Stated problem: What is to be transcribed is the run of lines opening with the one that has "Write the Altair code for this chart." and closing with the one that has "114, 109, 101]", and only that run, exactly.

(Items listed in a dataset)

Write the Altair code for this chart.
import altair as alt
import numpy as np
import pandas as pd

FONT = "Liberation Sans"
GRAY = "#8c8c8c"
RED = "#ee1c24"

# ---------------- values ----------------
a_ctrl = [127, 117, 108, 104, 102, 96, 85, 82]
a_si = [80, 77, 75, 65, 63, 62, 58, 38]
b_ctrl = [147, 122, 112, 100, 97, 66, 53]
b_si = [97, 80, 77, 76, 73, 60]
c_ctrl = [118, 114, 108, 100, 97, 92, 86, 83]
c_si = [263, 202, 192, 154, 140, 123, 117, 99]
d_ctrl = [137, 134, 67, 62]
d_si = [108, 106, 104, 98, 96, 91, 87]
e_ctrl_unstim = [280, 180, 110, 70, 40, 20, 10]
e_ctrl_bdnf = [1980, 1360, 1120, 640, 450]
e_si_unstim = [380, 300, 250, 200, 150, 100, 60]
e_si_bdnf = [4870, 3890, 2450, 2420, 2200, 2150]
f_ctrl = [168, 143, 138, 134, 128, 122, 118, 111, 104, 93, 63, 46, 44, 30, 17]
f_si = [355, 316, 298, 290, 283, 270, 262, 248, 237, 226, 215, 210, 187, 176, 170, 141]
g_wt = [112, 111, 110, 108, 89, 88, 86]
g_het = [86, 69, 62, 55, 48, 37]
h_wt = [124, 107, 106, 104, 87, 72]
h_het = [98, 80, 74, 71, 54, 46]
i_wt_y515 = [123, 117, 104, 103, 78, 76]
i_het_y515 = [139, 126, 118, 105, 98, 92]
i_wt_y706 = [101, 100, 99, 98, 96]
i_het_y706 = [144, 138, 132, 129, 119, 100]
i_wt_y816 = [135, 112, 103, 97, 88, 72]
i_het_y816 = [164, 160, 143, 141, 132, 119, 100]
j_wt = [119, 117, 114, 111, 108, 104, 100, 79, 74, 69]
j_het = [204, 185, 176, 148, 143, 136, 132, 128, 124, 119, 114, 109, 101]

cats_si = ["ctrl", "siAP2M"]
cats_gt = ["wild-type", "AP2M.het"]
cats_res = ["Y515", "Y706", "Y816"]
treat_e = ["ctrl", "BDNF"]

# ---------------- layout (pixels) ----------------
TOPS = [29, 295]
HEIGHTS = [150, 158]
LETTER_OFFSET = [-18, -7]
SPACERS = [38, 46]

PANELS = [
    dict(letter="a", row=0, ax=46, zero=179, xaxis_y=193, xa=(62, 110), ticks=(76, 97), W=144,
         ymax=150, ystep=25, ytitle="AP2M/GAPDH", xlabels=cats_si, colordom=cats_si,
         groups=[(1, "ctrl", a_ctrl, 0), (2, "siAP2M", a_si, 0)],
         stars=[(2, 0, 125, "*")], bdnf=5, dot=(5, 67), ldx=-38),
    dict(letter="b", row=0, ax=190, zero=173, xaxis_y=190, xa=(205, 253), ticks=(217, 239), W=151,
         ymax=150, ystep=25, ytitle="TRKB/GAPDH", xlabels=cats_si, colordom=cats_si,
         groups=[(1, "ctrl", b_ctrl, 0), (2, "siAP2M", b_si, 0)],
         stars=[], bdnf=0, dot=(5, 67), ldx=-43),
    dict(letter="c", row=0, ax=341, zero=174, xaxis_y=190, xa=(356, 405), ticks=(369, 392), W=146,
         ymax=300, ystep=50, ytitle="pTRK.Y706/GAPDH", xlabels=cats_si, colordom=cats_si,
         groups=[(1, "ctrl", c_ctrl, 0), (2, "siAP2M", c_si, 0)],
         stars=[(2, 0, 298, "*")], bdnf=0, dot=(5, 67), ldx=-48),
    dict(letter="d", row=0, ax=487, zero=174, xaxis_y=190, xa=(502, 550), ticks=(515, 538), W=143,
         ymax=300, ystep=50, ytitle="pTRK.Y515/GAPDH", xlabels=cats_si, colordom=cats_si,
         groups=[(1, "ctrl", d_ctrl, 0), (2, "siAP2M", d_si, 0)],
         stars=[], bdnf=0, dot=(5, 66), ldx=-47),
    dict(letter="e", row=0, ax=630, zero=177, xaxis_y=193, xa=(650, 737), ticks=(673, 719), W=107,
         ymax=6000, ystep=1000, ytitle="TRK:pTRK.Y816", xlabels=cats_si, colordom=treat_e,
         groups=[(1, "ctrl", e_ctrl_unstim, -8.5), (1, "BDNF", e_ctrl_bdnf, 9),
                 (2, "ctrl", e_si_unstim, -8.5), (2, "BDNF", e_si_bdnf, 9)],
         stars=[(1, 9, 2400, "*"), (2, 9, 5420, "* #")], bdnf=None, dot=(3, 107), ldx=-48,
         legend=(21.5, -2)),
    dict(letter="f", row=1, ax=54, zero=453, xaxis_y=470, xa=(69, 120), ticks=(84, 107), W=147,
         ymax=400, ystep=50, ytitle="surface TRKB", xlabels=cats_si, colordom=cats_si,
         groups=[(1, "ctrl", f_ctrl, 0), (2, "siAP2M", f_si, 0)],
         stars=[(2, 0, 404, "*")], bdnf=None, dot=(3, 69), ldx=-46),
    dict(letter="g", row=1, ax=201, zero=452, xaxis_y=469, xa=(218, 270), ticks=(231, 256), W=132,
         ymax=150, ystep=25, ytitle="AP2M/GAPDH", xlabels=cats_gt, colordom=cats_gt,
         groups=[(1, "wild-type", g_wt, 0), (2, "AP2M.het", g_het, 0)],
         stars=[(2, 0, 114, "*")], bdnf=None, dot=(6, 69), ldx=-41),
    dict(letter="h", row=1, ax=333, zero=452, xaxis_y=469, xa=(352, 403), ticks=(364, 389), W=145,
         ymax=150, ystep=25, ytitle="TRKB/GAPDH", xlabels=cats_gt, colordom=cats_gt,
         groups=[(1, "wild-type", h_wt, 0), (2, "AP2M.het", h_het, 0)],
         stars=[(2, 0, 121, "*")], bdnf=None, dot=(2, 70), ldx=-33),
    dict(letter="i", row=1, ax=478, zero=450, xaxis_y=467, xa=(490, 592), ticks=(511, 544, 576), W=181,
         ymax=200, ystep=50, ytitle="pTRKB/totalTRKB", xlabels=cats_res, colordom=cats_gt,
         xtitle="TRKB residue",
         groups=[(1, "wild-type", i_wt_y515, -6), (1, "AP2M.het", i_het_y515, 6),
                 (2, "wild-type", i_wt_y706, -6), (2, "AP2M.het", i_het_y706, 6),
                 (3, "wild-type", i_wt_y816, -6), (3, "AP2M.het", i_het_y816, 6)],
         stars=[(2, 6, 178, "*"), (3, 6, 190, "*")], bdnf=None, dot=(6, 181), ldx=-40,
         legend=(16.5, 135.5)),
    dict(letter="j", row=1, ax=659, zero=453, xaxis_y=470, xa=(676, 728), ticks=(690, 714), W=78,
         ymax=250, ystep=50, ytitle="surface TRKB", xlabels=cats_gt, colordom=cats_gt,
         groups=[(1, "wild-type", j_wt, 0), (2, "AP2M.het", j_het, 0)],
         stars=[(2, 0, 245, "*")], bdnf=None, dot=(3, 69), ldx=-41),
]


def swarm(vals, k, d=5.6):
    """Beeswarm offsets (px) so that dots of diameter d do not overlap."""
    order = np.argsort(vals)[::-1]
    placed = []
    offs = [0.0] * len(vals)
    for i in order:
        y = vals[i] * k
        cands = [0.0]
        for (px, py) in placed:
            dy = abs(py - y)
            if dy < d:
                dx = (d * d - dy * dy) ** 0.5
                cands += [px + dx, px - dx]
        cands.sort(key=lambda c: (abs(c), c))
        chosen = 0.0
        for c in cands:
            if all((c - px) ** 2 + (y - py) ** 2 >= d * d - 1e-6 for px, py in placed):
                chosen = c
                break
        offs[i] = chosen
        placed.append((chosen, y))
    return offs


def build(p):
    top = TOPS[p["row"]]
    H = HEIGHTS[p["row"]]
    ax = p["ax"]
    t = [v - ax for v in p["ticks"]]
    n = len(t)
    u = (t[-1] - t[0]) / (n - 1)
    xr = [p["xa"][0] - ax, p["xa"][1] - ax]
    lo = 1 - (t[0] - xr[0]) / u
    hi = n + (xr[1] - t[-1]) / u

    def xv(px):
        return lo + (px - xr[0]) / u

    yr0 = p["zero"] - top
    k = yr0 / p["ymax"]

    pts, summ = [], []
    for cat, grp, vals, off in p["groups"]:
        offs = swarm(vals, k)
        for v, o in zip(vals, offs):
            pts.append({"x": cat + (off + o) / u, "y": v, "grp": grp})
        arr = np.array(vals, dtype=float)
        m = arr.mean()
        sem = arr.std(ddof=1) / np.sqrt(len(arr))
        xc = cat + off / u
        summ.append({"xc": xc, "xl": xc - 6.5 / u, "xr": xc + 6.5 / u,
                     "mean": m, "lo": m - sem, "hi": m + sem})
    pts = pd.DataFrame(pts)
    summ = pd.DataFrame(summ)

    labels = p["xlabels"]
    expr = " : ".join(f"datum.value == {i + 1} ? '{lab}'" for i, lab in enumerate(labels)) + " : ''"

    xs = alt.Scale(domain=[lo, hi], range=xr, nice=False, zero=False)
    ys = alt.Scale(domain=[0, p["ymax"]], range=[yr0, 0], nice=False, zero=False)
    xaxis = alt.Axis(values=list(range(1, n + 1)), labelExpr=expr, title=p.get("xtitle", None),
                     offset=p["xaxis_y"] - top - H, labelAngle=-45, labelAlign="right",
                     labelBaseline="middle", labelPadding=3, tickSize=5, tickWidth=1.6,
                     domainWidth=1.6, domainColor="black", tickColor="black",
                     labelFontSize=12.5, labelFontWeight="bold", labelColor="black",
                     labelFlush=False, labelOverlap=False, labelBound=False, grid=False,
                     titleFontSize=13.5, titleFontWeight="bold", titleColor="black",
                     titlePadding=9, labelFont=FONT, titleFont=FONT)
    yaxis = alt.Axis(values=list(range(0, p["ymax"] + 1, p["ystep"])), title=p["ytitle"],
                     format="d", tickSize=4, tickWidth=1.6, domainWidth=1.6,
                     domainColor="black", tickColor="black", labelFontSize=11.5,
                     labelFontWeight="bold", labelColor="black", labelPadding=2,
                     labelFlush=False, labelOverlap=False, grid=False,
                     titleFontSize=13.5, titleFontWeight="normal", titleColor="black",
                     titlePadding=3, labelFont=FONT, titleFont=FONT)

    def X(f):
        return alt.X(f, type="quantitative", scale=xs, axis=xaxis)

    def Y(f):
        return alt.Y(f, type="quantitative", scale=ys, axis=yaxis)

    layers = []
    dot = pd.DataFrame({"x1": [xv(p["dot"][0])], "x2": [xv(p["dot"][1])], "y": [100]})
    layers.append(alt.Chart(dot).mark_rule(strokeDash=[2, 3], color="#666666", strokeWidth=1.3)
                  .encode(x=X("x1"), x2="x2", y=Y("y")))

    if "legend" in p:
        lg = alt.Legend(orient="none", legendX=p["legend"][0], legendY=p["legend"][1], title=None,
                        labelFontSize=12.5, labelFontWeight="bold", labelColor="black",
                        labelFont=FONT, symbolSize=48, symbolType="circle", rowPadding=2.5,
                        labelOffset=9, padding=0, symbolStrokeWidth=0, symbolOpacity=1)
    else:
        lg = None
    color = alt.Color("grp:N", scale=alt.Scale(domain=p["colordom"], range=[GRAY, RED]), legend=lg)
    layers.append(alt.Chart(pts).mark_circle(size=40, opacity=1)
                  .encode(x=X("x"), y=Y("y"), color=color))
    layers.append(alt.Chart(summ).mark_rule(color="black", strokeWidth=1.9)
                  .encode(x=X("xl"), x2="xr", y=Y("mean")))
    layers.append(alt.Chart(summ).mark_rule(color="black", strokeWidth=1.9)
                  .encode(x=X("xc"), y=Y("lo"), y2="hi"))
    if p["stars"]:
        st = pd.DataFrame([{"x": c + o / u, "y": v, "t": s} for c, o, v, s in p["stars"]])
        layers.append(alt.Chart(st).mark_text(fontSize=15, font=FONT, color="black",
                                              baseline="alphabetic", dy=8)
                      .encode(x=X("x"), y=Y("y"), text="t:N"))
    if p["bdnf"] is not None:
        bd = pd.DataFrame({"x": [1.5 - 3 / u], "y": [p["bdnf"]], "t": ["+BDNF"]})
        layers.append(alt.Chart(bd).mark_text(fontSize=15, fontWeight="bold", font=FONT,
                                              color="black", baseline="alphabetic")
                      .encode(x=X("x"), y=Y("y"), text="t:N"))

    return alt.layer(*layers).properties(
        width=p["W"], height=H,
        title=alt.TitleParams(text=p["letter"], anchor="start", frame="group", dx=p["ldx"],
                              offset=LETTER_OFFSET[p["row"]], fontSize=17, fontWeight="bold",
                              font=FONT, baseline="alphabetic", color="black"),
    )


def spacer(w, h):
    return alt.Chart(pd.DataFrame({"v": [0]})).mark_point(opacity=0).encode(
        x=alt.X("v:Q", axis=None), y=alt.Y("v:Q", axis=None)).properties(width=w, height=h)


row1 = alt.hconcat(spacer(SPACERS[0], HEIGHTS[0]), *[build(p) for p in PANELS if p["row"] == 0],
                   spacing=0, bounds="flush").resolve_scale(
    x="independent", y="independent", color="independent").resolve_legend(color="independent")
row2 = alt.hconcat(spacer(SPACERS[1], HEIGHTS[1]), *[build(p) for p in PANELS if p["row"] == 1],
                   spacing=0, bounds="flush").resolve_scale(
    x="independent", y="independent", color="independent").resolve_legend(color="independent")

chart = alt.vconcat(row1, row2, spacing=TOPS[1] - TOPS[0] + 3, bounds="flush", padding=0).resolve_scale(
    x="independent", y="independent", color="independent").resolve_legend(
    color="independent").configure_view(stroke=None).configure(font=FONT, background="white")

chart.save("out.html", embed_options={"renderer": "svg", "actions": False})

...

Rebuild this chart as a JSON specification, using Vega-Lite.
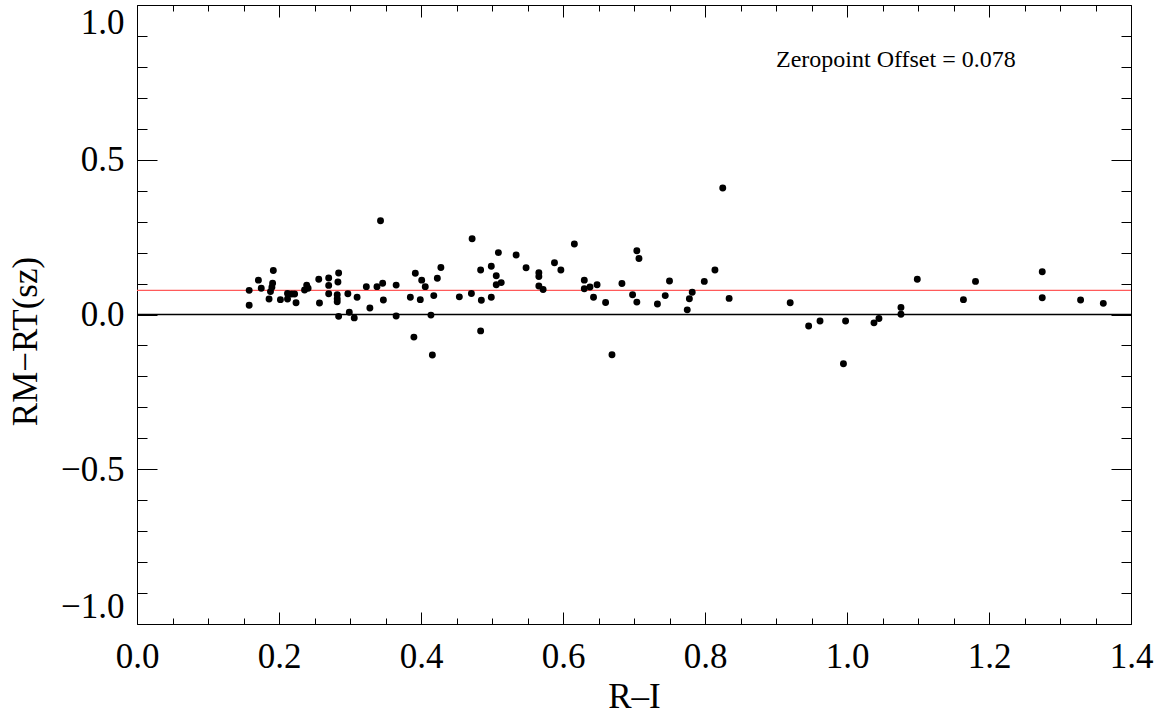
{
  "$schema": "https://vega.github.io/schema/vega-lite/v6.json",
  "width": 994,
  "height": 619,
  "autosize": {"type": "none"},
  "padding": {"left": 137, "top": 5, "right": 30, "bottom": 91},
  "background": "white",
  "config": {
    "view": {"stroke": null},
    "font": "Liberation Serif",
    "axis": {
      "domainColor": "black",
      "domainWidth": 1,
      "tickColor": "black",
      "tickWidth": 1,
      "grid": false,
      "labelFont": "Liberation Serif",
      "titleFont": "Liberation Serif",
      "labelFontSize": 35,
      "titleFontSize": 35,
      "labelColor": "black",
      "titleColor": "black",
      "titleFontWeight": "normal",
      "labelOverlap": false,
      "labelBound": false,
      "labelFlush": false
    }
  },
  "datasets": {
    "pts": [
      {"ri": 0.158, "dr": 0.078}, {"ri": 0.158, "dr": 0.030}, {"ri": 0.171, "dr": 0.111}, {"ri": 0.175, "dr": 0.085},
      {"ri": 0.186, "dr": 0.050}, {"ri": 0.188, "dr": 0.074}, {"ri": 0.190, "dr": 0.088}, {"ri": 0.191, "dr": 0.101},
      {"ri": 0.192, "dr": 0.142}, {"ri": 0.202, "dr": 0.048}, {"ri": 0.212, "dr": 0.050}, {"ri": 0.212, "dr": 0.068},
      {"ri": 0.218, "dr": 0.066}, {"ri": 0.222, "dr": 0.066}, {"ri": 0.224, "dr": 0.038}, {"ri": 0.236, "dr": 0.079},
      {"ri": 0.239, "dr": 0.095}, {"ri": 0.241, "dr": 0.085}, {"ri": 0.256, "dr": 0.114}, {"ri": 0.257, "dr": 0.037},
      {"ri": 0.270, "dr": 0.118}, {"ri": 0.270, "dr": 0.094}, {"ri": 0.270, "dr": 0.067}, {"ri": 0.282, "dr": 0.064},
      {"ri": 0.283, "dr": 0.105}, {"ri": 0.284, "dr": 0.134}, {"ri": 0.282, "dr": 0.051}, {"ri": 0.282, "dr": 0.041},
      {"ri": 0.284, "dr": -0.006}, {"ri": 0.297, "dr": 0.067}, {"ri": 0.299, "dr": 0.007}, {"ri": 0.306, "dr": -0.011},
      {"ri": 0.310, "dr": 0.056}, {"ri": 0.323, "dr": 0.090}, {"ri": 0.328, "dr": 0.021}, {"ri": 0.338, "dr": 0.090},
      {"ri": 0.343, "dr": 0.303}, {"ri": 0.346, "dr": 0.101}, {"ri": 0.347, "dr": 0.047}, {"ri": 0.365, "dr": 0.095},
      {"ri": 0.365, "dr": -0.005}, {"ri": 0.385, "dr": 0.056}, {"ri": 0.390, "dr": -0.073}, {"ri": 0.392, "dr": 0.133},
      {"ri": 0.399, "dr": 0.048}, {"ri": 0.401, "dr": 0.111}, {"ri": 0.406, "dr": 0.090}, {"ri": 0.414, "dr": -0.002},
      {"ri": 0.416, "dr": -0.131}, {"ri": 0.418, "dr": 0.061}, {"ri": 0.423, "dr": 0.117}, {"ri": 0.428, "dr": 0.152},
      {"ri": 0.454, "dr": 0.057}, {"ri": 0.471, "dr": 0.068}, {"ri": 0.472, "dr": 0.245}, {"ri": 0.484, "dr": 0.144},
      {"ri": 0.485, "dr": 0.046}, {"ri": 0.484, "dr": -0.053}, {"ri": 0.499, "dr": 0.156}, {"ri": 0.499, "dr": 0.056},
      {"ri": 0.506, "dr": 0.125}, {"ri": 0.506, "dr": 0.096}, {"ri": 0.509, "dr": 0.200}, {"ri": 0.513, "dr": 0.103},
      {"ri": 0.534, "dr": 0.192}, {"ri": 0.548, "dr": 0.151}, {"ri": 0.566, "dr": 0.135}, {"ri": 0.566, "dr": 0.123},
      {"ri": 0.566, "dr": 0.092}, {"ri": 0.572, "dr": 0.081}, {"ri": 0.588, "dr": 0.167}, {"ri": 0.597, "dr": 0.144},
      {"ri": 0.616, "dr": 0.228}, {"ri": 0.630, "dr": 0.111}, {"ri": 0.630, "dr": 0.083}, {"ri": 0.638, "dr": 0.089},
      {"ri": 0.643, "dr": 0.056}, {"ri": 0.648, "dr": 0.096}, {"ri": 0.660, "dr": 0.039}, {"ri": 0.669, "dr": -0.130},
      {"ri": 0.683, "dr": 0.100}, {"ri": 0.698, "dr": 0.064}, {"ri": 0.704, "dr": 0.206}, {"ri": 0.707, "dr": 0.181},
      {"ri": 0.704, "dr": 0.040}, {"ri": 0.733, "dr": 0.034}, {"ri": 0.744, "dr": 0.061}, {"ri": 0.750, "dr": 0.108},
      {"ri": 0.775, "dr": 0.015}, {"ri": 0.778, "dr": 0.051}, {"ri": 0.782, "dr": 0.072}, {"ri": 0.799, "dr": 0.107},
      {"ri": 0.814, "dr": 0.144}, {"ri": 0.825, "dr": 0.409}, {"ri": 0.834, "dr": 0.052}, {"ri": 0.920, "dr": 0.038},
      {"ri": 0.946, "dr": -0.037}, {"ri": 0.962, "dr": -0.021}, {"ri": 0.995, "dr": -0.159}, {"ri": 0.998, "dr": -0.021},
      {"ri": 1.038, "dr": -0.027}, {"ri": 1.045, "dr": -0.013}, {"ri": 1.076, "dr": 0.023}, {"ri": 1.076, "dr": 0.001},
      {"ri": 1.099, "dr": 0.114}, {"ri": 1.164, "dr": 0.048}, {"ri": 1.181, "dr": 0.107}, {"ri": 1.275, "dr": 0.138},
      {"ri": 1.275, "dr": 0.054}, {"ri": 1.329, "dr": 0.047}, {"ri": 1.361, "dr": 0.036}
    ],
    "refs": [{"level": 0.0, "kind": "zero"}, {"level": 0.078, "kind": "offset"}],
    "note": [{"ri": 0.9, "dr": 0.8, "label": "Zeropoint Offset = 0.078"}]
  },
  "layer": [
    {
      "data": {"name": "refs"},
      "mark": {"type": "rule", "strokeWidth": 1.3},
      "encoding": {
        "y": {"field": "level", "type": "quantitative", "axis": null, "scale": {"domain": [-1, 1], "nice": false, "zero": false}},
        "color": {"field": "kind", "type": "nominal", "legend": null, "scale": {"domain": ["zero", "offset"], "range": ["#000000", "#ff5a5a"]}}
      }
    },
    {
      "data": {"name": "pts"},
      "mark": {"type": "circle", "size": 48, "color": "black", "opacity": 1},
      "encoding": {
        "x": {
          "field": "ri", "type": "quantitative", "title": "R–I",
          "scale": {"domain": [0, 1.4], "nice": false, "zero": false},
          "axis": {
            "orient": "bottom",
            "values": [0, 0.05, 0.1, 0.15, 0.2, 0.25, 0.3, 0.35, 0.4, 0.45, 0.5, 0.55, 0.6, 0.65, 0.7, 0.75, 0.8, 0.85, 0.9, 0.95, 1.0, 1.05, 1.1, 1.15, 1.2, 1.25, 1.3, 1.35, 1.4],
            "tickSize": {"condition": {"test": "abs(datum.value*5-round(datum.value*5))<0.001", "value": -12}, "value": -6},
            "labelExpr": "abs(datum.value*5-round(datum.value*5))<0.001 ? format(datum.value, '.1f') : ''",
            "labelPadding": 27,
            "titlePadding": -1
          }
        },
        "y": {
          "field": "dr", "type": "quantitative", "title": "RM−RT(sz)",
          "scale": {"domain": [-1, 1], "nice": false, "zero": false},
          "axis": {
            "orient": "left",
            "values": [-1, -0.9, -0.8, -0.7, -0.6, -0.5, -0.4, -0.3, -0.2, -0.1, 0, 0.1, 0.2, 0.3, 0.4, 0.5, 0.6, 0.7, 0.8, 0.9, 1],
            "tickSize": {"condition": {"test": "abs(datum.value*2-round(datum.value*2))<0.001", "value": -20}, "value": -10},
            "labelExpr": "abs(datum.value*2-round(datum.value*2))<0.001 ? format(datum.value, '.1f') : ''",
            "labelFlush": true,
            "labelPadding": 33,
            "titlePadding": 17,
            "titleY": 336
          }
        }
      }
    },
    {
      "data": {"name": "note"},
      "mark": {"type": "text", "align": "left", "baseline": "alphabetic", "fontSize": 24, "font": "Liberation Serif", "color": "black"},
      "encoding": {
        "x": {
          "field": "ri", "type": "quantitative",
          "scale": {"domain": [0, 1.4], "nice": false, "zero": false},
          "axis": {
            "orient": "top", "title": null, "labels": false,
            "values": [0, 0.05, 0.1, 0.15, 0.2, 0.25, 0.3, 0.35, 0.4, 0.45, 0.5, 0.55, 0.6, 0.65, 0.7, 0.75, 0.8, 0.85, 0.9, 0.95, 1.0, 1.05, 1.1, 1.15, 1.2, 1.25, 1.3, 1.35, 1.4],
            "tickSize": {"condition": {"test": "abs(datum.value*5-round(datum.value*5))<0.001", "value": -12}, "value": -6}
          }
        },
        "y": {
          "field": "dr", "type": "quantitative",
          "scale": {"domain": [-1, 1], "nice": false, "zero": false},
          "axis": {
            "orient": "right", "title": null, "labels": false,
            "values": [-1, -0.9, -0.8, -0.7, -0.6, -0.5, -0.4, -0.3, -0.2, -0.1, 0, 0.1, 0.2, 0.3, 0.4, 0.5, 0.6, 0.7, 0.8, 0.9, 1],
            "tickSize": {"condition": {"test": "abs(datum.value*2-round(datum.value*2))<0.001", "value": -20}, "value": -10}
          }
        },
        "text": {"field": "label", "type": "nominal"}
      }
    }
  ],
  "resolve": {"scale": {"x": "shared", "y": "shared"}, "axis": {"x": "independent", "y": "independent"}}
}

--

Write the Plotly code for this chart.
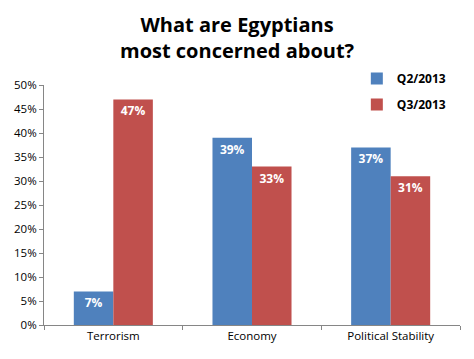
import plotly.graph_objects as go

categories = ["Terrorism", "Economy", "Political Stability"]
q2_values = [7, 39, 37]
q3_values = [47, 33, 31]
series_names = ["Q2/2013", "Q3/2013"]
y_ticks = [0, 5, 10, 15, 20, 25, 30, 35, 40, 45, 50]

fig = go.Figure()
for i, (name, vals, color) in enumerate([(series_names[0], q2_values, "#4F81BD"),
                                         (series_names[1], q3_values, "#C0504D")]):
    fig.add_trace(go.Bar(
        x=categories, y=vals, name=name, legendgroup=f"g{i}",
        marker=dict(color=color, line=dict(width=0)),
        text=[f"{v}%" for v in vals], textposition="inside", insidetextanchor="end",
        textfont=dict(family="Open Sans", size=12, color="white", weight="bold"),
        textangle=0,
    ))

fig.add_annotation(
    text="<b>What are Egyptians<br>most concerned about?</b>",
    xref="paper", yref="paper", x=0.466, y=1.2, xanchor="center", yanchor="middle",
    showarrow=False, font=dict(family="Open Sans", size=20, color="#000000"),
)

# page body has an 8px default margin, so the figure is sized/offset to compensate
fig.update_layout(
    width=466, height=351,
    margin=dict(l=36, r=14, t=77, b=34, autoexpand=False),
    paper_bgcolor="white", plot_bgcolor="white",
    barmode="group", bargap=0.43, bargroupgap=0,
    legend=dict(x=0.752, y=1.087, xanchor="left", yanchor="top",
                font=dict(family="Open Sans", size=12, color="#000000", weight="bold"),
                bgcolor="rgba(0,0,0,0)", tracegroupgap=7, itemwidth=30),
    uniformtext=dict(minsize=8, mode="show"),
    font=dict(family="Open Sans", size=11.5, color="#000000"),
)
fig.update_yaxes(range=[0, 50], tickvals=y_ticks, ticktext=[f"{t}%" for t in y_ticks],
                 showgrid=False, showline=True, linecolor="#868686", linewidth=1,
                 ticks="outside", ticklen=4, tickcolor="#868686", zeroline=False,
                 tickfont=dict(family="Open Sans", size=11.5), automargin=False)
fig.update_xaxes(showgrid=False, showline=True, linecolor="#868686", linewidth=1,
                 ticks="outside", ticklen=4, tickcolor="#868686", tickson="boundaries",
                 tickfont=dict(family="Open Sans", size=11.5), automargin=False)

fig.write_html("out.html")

Finished answer:
Write the Altair code for this chart.
import altair as alt
import numpy as np
import pandas as pd

FONT = "Liberation Sans"
GRAY = "#8c8c8c"
RED = "#ee1c24"

# ---------------- values ----------------
a_ctrl = [127, 117, 108, 104, 102, 96, 85, 82]
a_si = [80, 77, 75, 65, 63, 62, 58, 38]
b_ctrl = [147, 122, 112, 100, 97, 66, 53]
b_si = [97, 80, 77, 76, 73, 60]
c_ctrl = [118, 114, 108, 100, 97, 92, 86, 83]
c_si = [263, 202, 192, 154, 140, 123, 117, 99]
d_ctrl = [137, 134, 67, 62]
d_si = [108, 106, 104, 98, 96, 91, 87]
e_ctrl_unstim = [280, 180, 110, 70, 40, 20, 10]
e_ctrl_bdnf = [1980, 1360, 1120, 640, 450]
e_si_unstim = [380, 300, 250, 200, 150, 100, 60]
e_si_bdnf = [4870, 3890, 2450, 2420, 2200, 2150]
f_ctrl = [168, 143, 138, 134, 128, 122, 118, 111, 104, 93, 63, 46, 44, 30, 17]
f_si = [355, 316, 298, 290, 283, 270, 262, 248, 237, 226, 215, 210, 187, 176, 170, 141]
g_wt = [112, 111, 110, 108, 89, 88, 86]
g_het = [86, 69, 62, 55, 48, 37]
h_wt = [124, 107, 106, 104, 87, 72]
h_het = [98, 80, 74, 71, 54, 46]
i_wt_y515 = [123, 117, 104, 103, 78, 76]
i_het_y515 = [139, 126, 118, 105, 98, 92]
i_wt_y706 = [101, 100, 99, 98, 96]
i_het_y706 = [144, 138, 132, 129, 119, 100]
i_wt_y816 = [135, 112, 103, 97, 88, 72]
i_het_y816 = [164, 160, 143, 141, 132, 119, 100]
j_wt = [119, 117, 114, 111, 108, 104, 100, 79, 74, 69]
j_het = [204, 185, 176, 148, 143, 136, 132, 128, 124, 119, 114, 109, 101]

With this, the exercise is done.